Panel Paper: Realizing Your College Potential? Impacts of College Board’s Realize Your College Potential Campaign on Postsecondary Enrollment

Saturday, November 10, 2018
8212 - Lobby Level (Marriott Wardman Park)

*Names in bold indicate Presenter

Jessica Howell1, Oded Gurantz2, Michael Drew Hurwitz1 and Matea Pender1, (1)The College Board, (2)Stanford University


How can we help young adults make the best decision about where to attend college? Research has reaffirmed the importance of the college-going decision (Goodman, Hurwitz, & Smith, 2017; Zimmerman, 2014), yet in practice students typically rely on the knowledge and support from their family, peers, school, and community. Given disparities across communities in access to the type of information needed for this decision, providing better and targeted resources could ameliorate inequality typically observed by income and ethnicity. For example, low-income or first-generation students might eliminate high-quality but nominally expensive colleges because they focus on sticker price at the expense of net price, or may choose geographically proximate but lower quality options that can negatively impact degree completion.

The College Board tested whether minimizing barriers to the college search and application process altered students’ application or enrollment patterns. After two pilot years, in 2016 we selected over 500,000 middle- to high-performing students who were determined to be low- or middle-income. We provided visually attractive and easily digestible information on a set of good academic fit colleges, to minimize the costs of aggregating data and to provide an impetus to the start of the college search process. Although providing information should theoretically help students navigate complex decisions, empirical efforts is mixed, with stronger impacts for interventions linking information with administrative support (Bergman, Denning, & Manoli, forthcoming; Darolia & Harper, 2018; Finkelstein & Notowidigdo, 2018; Hoxby & Turner, 2013; Marx & Turner, 2018). We then supplement these information interventions by randomly assigning some students to receive additional supports: free “score sends” for sending SAT results to more selective colleges; opportunities for selective colleges to provide additional outreach; opportunities for adviser support through text-messaging or virtual advising initiatives, and; application fee waivers to selected colleges.

Overall, we find little to no impact of the outreach campaigns on students’ college enrollment patterns. Information only initiatives consistently produced precisely estimated and statistically insignificant results close to zero. Providing additional products encouraged students to increase the selectivity of where they shared their SAT scores, but were not large enough to change enrollment outcomes. More intensive interventions, such as text-message advising or college outreach, show stronger evidence of positive effects, and partnerships between the College Board and external service providers have increased as a result.

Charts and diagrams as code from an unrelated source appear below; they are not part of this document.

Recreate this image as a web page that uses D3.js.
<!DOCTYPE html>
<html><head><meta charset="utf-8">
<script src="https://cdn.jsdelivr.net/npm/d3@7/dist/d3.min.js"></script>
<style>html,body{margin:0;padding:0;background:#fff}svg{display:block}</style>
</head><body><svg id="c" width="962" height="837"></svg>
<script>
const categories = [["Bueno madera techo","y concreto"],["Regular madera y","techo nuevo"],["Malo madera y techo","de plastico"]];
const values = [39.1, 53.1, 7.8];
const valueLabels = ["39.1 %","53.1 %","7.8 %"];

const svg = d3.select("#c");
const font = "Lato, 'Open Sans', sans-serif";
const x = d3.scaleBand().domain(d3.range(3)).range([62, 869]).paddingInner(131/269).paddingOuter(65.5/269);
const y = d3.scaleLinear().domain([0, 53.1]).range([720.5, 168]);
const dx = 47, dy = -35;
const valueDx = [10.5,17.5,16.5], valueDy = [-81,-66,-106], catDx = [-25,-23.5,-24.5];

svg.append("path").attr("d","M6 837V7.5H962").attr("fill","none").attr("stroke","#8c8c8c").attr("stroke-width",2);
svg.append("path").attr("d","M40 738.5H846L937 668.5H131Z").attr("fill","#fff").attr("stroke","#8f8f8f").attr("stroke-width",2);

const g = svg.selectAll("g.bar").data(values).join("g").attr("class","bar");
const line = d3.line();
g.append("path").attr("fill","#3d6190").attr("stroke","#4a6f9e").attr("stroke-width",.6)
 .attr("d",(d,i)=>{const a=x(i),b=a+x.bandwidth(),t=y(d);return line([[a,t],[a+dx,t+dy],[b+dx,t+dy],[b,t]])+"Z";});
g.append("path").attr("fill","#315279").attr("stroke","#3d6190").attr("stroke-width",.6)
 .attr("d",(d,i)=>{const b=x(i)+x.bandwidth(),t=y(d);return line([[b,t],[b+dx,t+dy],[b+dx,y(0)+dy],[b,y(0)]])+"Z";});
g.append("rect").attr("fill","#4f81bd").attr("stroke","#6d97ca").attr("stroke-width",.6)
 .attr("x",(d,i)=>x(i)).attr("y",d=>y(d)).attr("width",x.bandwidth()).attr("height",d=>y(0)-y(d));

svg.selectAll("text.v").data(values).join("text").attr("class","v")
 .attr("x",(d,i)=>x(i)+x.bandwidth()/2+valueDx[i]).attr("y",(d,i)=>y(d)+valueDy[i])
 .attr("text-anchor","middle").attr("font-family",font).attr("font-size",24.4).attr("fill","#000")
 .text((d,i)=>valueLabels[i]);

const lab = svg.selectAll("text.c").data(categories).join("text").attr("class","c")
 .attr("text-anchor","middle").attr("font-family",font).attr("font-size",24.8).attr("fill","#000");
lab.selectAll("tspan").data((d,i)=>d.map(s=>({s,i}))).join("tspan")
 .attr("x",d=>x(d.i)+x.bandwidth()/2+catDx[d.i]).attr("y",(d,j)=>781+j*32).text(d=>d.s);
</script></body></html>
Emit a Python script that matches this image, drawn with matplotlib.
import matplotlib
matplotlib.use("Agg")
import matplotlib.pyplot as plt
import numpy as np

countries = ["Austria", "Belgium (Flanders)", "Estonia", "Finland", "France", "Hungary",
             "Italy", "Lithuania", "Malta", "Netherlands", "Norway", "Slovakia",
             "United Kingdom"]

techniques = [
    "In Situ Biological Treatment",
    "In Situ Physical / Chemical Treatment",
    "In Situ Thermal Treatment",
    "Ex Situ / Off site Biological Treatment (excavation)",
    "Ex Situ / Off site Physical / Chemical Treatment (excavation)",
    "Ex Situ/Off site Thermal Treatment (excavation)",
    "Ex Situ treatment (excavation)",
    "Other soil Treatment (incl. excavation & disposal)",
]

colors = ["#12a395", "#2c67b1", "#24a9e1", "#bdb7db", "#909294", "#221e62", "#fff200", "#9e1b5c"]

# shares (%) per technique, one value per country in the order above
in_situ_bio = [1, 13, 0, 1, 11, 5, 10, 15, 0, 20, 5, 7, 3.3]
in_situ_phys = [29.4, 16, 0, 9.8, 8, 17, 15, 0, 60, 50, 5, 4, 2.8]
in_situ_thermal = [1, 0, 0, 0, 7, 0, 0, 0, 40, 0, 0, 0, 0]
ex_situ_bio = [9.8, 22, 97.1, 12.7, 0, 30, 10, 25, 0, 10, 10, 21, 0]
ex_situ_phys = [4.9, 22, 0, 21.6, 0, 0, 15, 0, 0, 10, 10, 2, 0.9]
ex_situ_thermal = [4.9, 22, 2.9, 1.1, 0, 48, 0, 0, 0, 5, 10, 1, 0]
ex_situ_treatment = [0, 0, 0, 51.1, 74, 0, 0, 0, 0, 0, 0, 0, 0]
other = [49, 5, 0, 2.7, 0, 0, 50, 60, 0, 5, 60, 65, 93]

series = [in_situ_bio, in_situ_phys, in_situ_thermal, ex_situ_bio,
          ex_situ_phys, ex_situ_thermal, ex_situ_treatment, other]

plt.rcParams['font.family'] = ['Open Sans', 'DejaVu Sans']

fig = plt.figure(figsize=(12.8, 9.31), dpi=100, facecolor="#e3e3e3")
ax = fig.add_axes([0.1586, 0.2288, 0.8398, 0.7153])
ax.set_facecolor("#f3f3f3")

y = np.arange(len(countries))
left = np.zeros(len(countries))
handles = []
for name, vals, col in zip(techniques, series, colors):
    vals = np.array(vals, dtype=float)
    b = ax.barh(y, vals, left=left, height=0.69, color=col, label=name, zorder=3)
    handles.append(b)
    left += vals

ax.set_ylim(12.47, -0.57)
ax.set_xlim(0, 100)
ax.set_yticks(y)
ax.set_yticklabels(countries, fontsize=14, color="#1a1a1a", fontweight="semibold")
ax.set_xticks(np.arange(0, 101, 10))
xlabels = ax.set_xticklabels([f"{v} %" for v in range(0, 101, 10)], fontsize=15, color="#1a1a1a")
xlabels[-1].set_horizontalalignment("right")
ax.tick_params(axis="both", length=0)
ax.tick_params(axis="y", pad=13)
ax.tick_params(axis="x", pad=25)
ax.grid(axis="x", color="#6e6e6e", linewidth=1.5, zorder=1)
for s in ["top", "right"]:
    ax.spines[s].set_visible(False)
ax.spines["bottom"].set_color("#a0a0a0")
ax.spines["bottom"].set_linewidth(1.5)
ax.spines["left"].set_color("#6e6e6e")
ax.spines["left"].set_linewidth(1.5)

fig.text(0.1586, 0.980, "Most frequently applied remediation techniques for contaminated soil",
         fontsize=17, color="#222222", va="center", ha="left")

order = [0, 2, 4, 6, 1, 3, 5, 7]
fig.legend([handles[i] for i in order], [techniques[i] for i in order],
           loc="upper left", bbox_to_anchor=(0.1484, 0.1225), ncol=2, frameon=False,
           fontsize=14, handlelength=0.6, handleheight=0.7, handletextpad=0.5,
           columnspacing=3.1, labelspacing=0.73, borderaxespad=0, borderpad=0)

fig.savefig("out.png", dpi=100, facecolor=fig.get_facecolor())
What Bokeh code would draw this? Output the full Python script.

We discuss a number of potential reasons that our campaigns produced only minimal impacts. Patterns over time suggest that low-income, high-performing students have closed historical gaps in their application patterns that put them at a disadvantage against their higher income peers, perhaps as a result of national-level conversations and local campaigns to improve application rates. The college enrollment process is also different than many other initiatives, such as inducing individuals to sign up for loans or grants, as it requires not just student initiative but corresponding actions on the part of receiving colleges to accept these students; without this complementary action, impacts will continue to be minimal.